**Requirements**:
Identify and pull out each line of the entries in which "this" occurs.

**Task inputs**:
● ● ● ●

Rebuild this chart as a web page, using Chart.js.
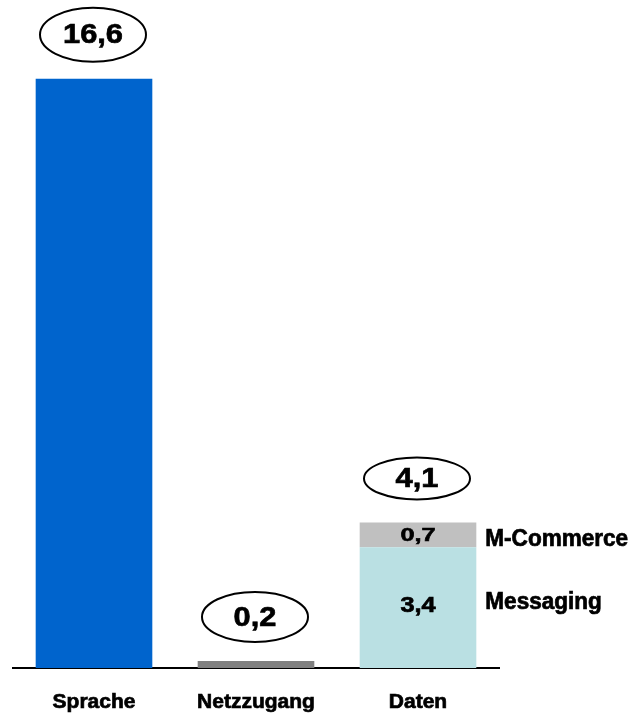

● ● ● ●

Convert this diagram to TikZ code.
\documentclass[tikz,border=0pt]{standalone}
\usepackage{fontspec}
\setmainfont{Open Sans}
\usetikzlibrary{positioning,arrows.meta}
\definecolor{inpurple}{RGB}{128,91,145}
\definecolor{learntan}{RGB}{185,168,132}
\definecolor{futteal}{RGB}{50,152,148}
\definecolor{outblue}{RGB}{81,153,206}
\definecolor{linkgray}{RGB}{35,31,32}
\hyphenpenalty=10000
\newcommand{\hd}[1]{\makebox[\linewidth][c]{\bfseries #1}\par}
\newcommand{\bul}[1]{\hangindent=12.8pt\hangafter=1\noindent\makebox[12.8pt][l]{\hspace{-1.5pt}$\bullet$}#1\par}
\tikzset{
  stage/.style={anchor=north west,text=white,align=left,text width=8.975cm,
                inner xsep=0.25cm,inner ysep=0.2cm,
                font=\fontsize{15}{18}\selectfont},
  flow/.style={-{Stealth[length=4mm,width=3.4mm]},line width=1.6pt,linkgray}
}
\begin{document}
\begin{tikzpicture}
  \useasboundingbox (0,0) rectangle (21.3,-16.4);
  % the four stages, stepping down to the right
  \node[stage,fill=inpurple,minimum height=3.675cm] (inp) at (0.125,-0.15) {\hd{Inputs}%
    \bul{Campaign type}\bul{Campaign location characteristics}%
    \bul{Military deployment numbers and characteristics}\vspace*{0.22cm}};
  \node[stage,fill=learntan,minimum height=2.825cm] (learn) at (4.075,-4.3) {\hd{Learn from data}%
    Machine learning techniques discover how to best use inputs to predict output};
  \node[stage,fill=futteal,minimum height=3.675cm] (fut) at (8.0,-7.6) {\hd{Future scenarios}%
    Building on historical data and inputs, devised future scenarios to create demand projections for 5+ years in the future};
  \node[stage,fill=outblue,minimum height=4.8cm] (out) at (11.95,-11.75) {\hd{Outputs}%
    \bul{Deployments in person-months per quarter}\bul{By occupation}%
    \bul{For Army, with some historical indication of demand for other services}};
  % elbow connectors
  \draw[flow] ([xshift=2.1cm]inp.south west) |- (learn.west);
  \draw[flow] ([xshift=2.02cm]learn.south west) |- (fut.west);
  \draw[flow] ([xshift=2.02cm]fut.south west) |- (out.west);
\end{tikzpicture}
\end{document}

● ● ● ●

**Solution**:
Rebuild this chart as a web page, using Chart.js.
Convert this diagram to TikZ code.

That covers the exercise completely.